Stored records:
>>>

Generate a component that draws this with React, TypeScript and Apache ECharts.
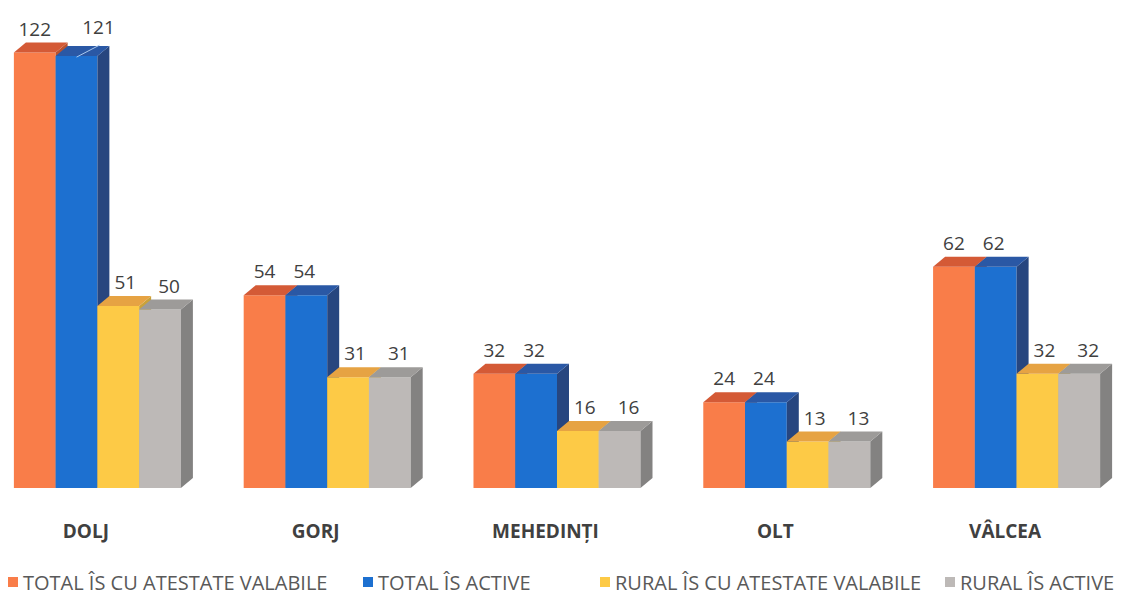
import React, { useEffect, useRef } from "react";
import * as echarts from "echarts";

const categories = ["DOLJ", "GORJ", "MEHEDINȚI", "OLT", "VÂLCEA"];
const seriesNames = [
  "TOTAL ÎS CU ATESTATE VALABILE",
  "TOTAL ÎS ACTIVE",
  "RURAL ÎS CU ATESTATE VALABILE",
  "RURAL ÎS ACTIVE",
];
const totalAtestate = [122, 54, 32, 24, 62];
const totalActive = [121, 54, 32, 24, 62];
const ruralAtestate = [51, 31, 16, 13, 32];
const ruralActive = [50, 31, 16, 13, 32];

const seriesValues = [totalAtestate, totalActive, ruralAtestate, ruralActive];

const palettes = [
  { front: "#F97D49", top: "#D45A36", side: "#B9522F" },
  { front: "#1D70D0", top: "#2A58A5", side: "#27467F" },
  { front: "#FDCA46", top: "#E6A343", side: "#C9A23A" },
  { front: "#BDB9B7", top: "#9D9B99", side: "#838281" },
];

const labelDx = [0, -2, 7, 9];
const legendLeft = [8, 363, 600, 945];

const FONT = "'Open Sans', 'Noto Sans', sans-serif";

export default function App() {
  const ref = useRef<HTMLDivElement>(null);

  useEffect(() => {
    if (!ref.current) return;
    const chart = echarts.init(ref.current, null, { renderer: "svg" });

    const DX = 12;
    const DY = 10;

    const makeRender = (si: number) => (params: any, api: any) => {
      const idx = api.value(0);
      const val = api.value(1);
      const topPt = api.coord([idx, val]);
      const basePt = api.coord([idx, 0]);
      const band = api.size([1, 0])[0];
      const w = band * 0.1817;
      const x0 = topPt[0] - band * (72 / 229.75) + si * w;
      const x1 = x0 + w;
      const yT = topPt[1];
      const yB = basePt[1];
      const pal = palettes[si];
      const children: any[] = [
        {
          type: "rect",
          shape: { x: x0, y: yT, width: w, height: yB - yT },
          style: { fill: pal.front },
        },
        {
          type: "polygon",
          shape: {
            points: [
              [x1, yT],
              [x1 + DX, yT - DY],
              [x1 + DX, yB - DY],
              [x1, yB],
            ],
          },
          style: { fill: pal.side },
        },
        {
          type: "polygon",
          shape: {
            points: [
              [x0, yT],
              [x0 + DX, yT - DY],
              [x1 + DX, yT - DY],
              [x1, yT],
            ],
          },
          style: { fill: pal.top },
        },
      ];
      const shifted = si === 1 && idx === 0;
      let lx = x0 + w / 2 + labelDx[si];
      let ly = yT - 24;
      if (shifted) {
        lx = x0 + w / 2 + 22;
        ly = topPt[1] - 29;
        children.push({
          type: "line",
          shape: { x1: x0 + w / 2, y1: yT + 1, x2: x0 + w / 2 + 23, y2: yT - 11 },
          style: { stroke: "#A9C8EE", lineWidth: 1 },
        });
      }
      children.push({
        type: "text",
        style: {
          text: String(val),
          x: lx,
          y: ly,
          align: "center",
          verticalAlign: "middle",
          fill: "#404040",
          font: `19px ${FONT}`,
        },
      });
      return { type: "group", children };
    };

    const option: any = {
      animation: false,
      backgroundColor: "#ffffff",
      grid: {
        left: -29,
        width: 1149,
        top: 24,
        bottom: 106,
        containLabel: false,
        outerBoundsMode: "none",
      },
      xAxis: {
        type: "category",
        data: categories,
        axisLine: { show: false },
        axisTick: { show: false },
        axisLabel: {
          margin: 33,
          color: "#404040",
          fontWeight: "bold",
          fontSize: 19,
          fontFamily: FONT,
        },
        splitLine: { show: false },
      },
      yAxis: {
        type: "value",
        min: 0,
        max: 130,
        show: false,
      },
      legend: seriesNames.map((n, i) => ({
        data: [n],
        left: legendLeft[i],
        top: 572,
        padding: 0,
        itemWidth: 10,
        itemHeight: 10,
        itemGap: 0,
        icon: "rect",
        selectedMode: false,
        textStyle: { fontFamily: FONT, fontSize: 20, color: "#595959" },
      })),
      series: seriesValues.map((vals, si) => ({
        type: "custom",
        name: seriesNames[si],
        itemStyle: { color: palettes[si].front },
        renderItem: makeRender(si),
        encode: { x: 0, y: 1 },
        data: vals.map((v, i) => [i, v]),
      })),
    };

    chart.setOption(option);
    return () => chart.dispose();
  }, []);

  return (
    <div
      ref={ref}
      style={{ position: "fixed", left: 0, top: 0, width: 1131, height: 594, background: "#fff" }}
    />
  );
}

<<<
>>>

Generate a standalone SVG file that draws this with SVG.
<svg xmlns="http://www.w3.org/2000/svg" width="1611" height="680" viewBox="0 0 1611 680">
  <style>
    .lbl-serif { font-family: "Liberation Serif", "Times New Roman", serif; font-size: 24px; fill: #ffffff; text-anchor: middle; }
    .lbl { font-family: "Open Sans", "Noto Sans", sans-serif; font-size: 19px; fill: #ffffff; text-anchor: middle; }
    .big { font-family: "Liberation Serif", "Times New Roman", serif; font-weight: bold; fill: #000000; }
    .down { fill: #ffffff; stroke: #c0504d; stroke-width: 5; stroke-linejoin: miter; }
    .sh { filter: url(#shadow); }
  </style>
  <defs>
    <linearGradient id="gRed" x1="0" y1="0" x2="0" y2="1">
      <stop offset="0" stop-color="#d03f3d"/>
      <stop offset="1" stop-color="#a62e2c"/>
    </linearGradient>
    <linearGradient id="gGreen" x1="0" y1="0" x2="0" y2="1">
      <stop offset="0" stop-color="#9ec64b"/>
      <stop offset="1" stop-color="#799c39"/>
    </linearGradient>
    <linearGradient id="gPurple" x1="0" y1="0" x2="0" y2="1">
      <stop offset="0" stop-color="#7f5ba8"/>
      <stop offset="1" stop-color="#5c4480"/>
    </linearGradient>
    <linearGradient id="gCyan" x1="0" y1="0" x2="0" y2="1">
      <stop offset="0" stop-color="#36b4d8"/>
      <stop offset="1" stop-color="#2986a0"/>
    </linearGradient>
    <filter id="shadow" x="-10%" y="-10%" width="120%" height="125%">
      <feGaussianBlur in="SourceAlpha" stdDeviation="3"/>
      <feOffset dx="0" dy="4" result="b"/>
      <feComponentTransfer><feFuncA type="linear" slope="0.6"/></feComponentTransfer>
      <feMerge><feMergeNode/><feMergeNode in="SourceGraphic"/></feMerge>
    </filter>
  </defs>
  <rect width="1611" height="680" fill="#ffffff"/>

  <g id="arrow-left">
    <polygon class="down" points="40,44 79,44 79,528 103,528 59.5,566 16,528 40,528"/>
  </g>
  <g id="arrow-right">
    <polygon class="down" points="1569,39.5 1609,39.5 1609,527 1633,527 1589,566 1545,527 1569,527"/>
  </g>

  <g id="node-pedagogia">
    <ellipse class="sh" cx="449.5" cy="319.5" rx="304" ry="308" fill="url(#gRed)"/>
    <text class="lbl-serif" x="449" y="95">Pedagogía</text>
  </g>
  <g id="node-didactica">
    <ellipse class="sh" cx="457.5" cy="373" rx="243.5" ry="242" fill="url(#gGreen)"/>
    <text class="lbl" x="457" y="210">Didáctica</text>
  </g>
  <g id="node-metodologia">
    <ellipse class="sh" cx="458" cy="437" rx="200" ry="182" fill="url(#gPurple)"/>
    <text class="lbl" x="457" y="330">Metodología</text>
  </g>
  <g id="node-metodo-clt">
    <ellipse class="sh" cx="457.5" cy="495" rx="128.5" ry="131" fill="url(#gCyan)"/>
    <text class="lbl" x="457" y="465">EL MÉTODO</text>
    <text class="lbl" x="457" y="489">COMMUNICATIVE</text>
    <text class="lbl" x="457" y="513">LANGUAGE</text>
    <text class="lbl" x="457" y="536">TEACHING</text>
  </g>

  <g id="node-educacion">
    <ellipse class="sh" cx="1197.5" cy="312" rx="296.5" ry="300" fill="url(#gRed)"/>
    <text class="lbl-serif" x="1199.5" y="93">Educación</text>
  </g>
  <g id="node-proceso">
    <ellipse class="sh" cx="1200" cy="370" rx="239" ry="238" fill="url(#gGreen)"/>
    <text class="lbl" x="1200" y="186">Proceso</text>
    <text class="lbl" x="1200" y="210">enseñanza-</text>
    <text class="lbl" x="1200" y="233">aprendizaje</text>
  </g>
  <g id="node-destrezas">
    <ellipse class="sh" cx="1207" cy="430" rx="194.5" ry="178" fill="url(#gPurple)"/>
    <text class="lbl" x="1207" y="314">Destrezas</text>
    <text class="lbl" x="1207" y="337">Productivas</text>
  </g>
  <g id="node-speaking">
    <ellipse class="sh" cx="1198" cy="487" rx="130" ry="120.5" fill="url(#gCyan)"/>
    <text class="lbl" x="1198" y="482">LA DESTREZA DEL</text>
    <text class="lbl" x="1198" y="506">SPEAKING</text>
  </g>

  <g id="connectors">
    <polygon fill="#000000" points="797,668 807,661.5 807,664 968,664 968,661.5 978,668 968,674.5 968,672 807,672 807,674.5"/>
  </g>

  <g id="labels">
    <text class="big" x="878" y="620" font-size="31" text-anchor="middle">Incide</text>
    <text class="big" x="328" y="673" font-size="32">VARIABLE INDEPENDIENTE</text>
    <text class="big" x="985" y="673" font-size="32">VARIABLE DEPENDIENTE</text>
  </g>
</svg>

<<<
>>>

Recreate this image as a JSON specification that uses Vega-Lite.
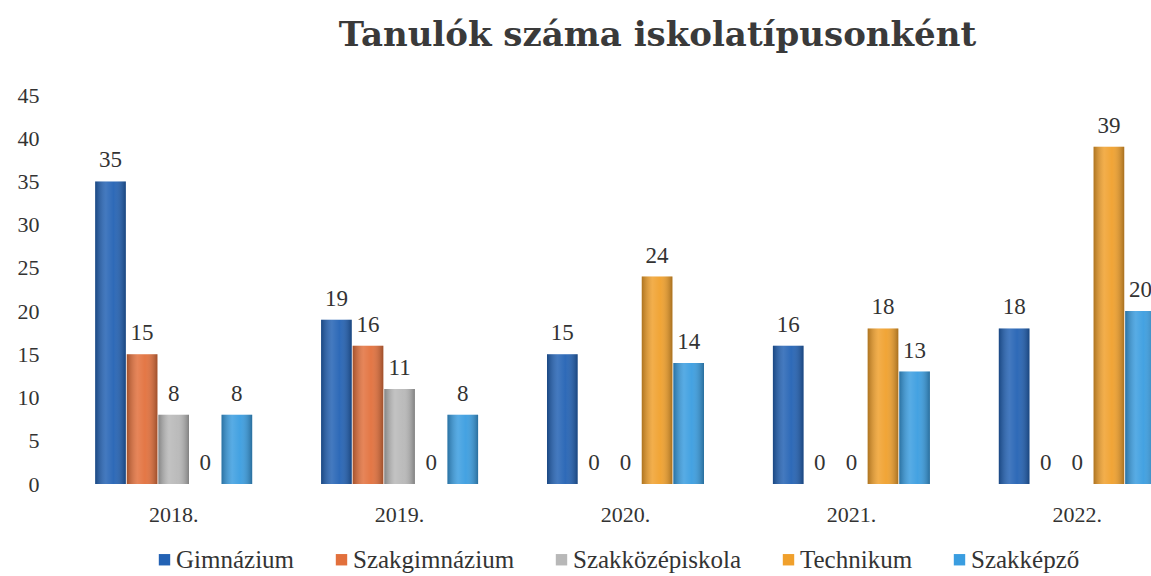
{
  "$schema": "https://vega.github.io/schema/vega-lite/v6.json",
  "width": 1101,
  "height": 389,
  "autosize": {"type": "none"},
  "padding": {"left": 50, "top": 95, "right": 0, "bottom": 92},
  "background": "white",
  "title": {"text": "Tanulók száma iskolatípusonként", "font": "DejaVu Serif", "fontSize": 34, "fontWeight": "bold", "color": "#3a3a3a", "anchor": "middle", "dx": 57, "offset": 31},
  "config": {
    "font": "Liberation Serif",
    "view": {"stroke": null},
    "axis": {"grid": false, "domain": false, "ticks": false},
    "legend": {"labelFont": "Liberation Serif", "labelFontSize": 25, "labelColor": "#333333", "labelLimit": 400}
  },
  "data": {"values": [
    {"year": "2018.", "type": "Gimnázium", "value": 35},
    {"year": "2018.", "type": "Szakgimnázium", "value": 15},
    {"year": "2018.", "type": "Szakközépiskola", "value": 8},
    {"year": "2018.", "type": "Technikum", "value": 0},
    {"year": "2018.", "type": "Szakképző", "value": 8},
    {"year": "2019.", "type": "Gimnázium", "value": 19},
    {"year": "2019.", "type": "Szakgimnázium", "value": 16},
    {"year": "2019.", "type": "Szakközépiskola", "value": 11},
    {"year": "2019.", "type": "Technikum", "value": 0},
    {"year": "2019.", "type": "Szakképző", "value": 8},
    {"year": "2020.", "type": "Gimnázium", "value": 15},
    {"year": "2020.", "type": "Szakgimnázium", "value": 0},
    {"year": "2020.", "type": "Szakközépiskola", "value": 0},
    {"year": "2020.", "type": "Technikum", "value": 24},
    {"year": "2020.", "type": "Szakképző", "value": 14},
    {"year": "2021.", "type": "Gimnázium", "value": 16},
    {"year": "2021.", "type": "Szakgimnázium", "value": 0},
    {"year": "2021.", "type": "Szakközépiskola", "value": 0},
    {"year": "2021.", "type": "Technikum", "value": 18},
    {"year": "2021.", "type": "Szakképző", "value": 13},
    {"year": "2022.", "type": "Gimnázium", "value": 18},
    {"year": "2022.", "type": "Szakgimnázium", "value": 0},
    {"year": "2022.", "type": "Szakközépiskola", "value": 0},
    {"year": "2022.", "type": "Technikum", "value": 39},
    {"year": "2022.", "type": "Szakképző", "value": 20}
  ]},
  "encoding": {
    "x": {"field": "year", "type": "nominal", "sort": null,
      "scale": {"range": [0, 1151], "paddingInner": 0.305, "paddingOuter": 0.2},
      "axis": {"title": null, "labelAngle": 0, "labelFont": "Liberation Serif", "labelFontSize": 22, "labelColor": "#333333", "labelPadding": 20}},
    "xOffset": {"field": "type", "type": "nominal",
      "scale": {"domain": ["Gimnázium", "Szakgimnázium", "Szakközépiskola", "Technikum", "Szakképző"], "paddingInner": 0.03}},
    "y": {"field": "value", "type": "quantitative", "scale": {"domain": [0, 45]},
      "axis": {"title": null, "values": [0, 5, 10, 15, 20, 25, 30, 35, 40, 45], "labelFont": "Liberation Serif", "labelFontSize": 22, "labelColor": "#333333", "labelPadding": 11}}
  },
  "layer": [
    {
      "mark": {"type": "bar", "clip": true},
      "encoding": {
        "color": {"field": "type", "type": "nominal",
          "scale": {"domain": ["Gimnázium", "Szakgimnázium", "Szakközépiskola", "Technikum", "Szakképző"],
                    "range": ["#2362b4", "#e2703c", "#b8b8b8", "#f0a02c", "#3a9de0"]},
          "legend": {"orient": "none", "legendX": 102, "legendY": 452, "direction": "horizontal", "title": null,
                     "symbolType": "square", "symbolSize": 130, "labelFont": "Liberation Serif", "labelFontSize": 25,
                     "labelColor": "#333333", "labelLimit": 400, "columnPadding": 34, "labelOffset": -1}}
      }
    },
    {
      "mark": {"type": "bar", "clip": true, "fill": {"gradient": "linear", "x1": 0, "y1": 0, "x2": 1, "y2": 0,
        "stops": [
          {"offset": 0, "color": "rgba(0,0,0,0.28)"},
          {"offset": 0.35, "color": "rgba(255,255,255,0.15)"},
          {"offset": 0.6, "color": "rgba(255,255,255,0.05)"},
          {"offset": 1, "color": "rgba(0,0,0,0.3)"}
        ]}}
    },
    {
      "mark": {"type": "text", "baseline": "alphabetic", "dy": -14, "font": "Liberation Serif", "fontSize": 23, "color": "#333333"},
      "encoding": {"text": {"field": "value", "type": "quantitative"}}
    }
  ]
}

<<<

Find each line in the records holding the string "this" and show it.

Generate a component that draws this with React, TypeScript and Apache ECharts.
Generate a standalone SVG file that draws this with SVG.
Recreate this image as a JSON specification that uses Vega-Lite.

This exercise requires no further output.